Stored data:
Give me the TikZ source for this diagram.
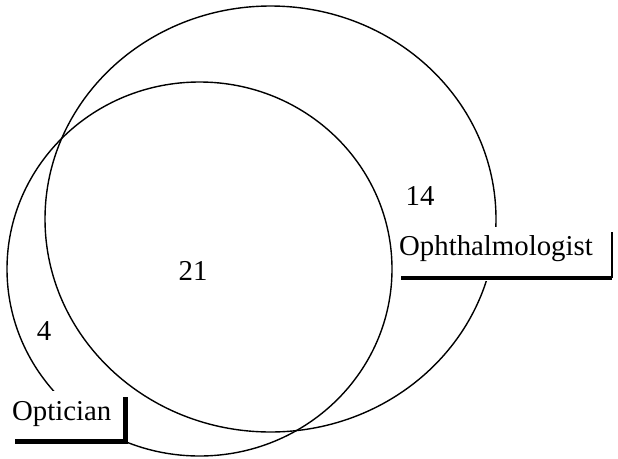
\documentclass[tikz,border=0pt]{standalone}
\usepackage{fontspec}
\setmainfont{Liberation Serif}
\begin{document}
\begin{tikzpicture}[x=1pt,y=-1pt,
  setline/.style={line width=1.4pt},
  labeltext/.style={inner sep=0pt,font=\fontsize{28.8}{30}\selectfont},
  countlabel/.style={inner sep=0pt,anchor=base,font=\fontsize{28.8}{30}\selectfont},
  labelcover/.style={fill=white,draw=none},
  thickrule/.style={line width=4.5pt},
  thinrule/.style={line width=1.5pt}]
\useasboundingbox (0,0) rectangle (618,458);

% the two sets
\draw[setline] (270.5,219) ellipse [x radius=225.5, y radius=213];
\draw[setline] (199.5,269) ellipse [x radius=192.5, y radius=187];

% region counts
\node[countlabel] (n14) at (420,205) {14};
\node[countlabel] (n21) at (193,280) {21};
\node[countlabel] (n4)  at (44,340) {4};

% label "Ophthalmologist" with its shadow edges
\fill[labelcover] (400,227) rectangle (614,281);
\node[labeltext,anchor=base west] (oph) at (399,255) {Ophthalmologist};
\coordinate (ophBL) at (401,278);
\coordinate (ophBR) at (612,278);
\coordinate (ophTR) at (612,232);
\draw[thickrule] (ophBL) -- (ophBR);
\draw[thinrule] (ophBR) -- (ophTR);

% label "Optician" with its shadow edges
\fill[labelcover] (8,391) rectangle (128,444);
\node[labeltext,anchor=base west] (opt) at (12,420) {Optician};
\coordinate (optBL) at (15,441.5);
\coordinate (optBR) at (127.5,441.5);
\coordinate (optTR) at (125.5,397);
\draw[thickrule] (optBL) -- (optBR);
\draw[thickrule] (optTR) -- (125.5,443.7);
\end{tikzpicture}
\end{document}
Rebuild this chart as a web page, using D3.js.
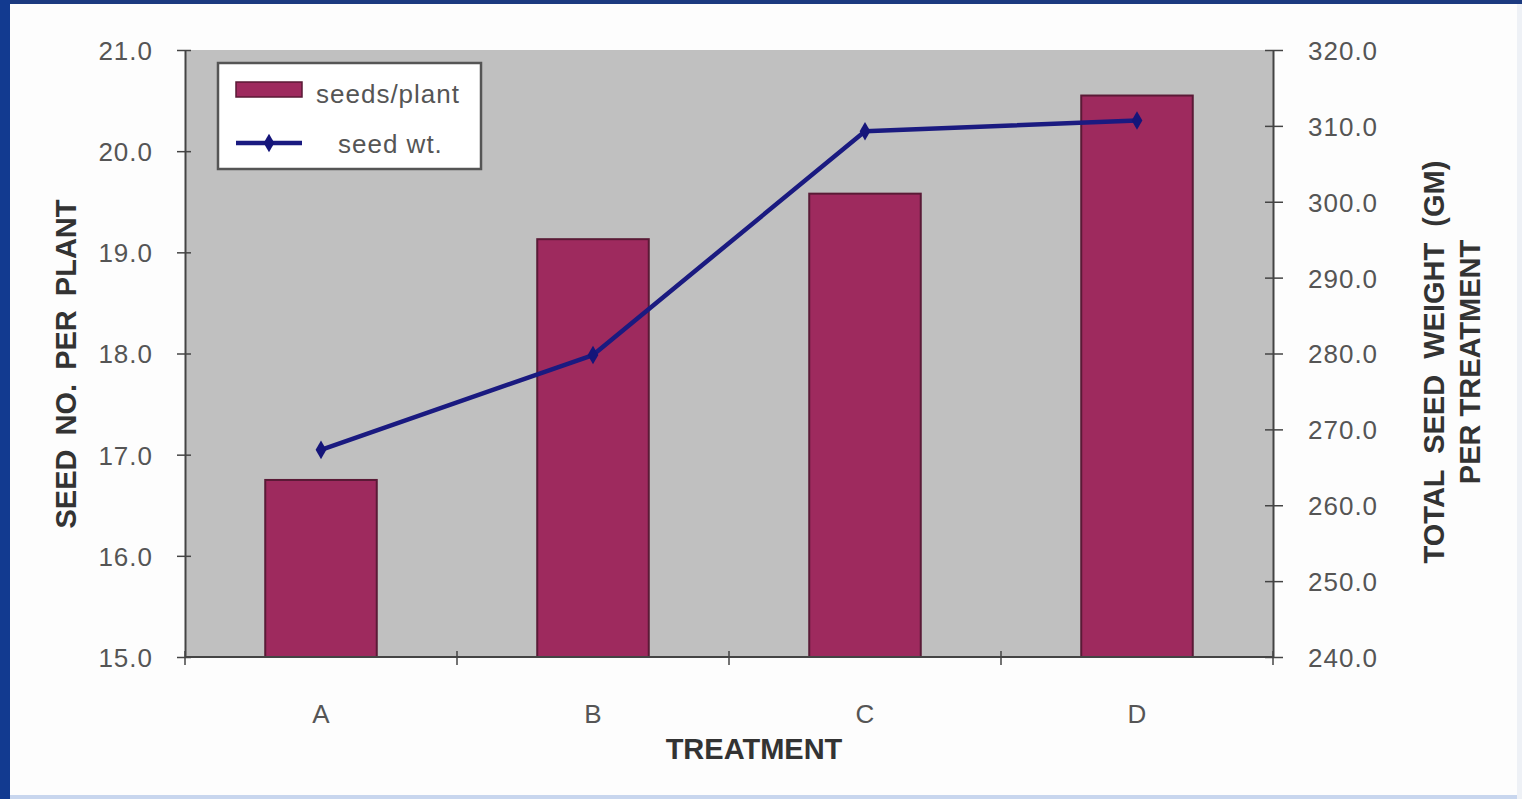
<!DOCTYPE html>
<html>
<head>
<meta charset="utf-8">
<script src="https://cdn.jsdelivr.net/npm/d3@7/dist/d3.min.js"></script>
<style>
  html, body { margin: 0; padding: 0; background: #fff; }
  svg { display: block; }
</style>
</head>
<body>
<svg id="chart" width="1522" height="799"></svg>
<script>
// Treatments and the two measured series
const categories = ["A", "B", "C", "D"];
const seedsPerPlant = [16.75, 19.13, 19.58, 20.55];
const seedWeight = [267.3, 279.8, 309.3, 310.7];
const leftTicks = [15, 16, 17, 18, 19, 20, 21];
const rightTicks = [240, 250, 260, 270, 280, 290, 300, 310, 320];

const svg = d3.select("#chart");
const W = 1522, H = 799;
const plot = { left: 185, right: 1273, top: 50, bottom: 657 };
const font = "Arial, 'Liberation Sans', sans-serif";
const labelSize = 26, titleSize = 29;

// Window frame
svg.append("rect").attr("x", 0).attr("y", 0).attr("width", W).attr("height", H).attr("fill", "#fdfdfd");
svg.append("rect").attr("x", 0).attr("y", 0).attr("width", W).attr("height", 4).attr("fill", "#1c3a80");
svg.append("rect").attr("x", 0).attr("y", 0).attr("width", 10).attr("height", H).attr("fill", "#123a90");
svg.append("rect").attr("x", 10).attr("y", 795).attr("width", W - 10).attr("height", 4).attr("fill", "#c8d6ee");
svg.append("rect").attr("x", 1517).attr("y", 4).attr("width", 5).attr("height", H).attr("fill", "#eef1f6");

const x = d3.scaleBand().domain(categories).range([plot.left, plot.right]).paddingInner(0).paddingOuter(0);
const yL = d3.scaleLinear().domain([15, 21]).range([plot.bottom, plot.top]);
const yR = d3.scaleLinear().domain([240, 320]).range([plot.bottom, plot.top]);

// Plot background
svg.append("rect")
  .attr("x", plot.left).attr("y", plot.top)
  .attr("width", plot.right - plot.left).attr("height", plot.bottom - plot.top)
  .attr("fill", "#c0c0c0");

// Bars: seeds per plant
const barW = x.bandwidth() * 0.41;
svg.append("g").selectAll("rect").data(categories).join("rect")
  .attr("x", d => x(d) + x.bandwidth() / 2 - barW / 2)
  .attr("y", (d, i) => yL(seedsPerPlant[i]))
  .attr("width", barW)
  .attr("height", (d, i) => yL(15) - yL(seedsPerPlant[i]))
  .attr("fill", "#9e2a5e")
  .attr("stroke", "#5a1a36")
  .attr("stroke-width", 2);

// Axes
const axisColor = "#444";
const tickStyle = g => {
  g.selectAll("path").attr("stroke", axisColor).attr("stroke-width", 2);
  g.selectAll("line").attr("stroke", axisColor).attr("stroke-width", 1.5);
  g.selectAll("text").attr("font-family", font).attr("font-size", labelSize)
    .attr("letter-spacing", 1).attr("fill", "#555");
};

svg.append("g")
  .attr("transform", `translate(${plot.left},0)`)
  .call(d3.axisLeft(yL).tickValues(leftTicks).tickFormat(d3.format(".1f")).tickSize(12).tickSizeOuter(0).tickPadding(20))
  .call(tickStyle)
  .call(g => g.selectAll(".tick line").attr("x2", 6).attr("x1", -8))
  .call(g => g.selectAll(".tick text").attr("dy", "0.36em"));

svg.append("g")
  .attr("transform", `translate(${plot.right},0)`)
  .call(d3.axisRight(yR).tickValues(rightTicks).tickFormat(d3.format(".1f")).tickSize(12).tickSizeOuter(0).tickPadding(23))
  .call(tickStyle)
  .call(g => g.selectAll(".tick line").attr("x1", -8).attr("x2", 10))
  .call(g => g.selectAll(".tick text").attr("dy", "0.36em"));

// Category axis with boundary ticks between treatments
const xAxis = svg.append("g").attr("transform", `translate(0,${plot.bottom})`);
xAxis.append("line").attr("x1", plot.left).attr("x2", plot.right)
  .attr("stroke", axisColor).attr("stroke-width", 2);
const bounds = categories.map(d => x(d)).concat([plot.right]);
xAxis.selectAll("line.b").data(bounds).join("line").attr("class", "b")
  .attr("x1", d => d).attr("x2", d => d).attr("y1", -6).attr("y2", 8)
  .attr("stroke", axisColor).attr("stroke-width", 1.5);
xAxis.selectAll("text").data(categories).join("text")
  .attr("x", d => x(d) + x.bandwidth() / 2)
  .attr("y", 66)
  .attr("text-anchor", "middle")
  .attr("font-family", font).attr("font-size", labelSize).attr("fill", "#555")
  .text(d => d);

// Line: seed weight
const line = d3.line()
  .x((d, i) => x(categories[i]) + x.bandwidth() / 2)
  .y(d => yR(d));
svg.append("path").datum(seedWeight)
  .attr("d", line)
  .attr("fill", "none")
  .attr("stroke", "#1a1a80")
  .attr("stroke-width", 4.5)
  .attr("stroke-linejoin", "round");
svg.append("g").selectAll("path").data(seedWeight).join("path")
  .attr("transform", (d, i) => `translate(${x(categories[i]) + x.bandwidth() / 2},${yR(d)})`)
  .attr("d", d3.symbol(d3.symbolDiamond, 100))
  .attr("fill", "#15157a");

// Axis titles
const title = sel => sel.attr("text-anchor", "middle")
  .attr("font-family", font).attr("font-size", titleSize).attr("font-weight", "bold").attr("fill", "#333");

svg.append("text")
  .attr("transform", `translate(76,364) rotate(-90)`)
  .call(title)
  .attr("word-spacing", 6)
  .text("SEED NO. PER PLANT");

svg.append("text")
  .attr("transform", `translate(1444,362) rotate(-90)`)
  .call(title)
  .attr("xml:space", "preserve")
  .text("TOTAL  SEED  WEIGHT  (GM)");
svg.append("text")
  .attr("transform", `translate(1480,362) rotate(-90)`)
  .call(title)
  .text("PER TREATMENT");

svg.append("text")
  .attr("x", 754).attr("y", 759)
  .call(title)
  .text("TREATMENT");

// Legend
const lg = svg.append("g");
lg.append("rect").attr("x", 218).attr("y", 63).attr("width", 263).attr("height", 106)
  .attr("fill", "#fff").attr("stroke", "#555").attr("stroke-width", 2.5);
lg.append("rect").attr("x", 236).attr("y", 82).attr("width", 66).attr("height", 15)
  .attr("fill", "#9e2a5e").attr("stroke", "#5a1a36").attr("stroke-width", 1.5);
lg.append("text").attr("x", 316).attr("y", 103)
  .attr("font-family", font).attr("font-size", labelSize).attr("letter-spacing", 1)
  .attr("fill", "#555").text("seeds/plant");
lg.append("line").attr("x1", 236).attr("x2", 302).attr("y1", 143).attr("y2", 143)
  .attr("stroke", "#1a1a80").attr("stroke-width", 4.5);
lg.append("path").attr("transform", "translate(269,143)")
  .attr("d", d3.symbol(d3.symbolDiamond, 100)).attr("fill", "#15157a");
lg.append("text").attr("x", 338).attr("y", 153)
  .attr("font-family", font).attr("font-size", labelSize).attr("letter-spacing", 1)
  .attr("fill", "#555").text("seed wt.");
</script>
</body>
</html>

Exercise: Only lines with the word "chart" should be collected from the material.

Exercise solution:
Rebuild this chart as a web page, using D3.js.
<svg id="chart" width="1522" height="799"></svg>
const svg = d3.select("#chart");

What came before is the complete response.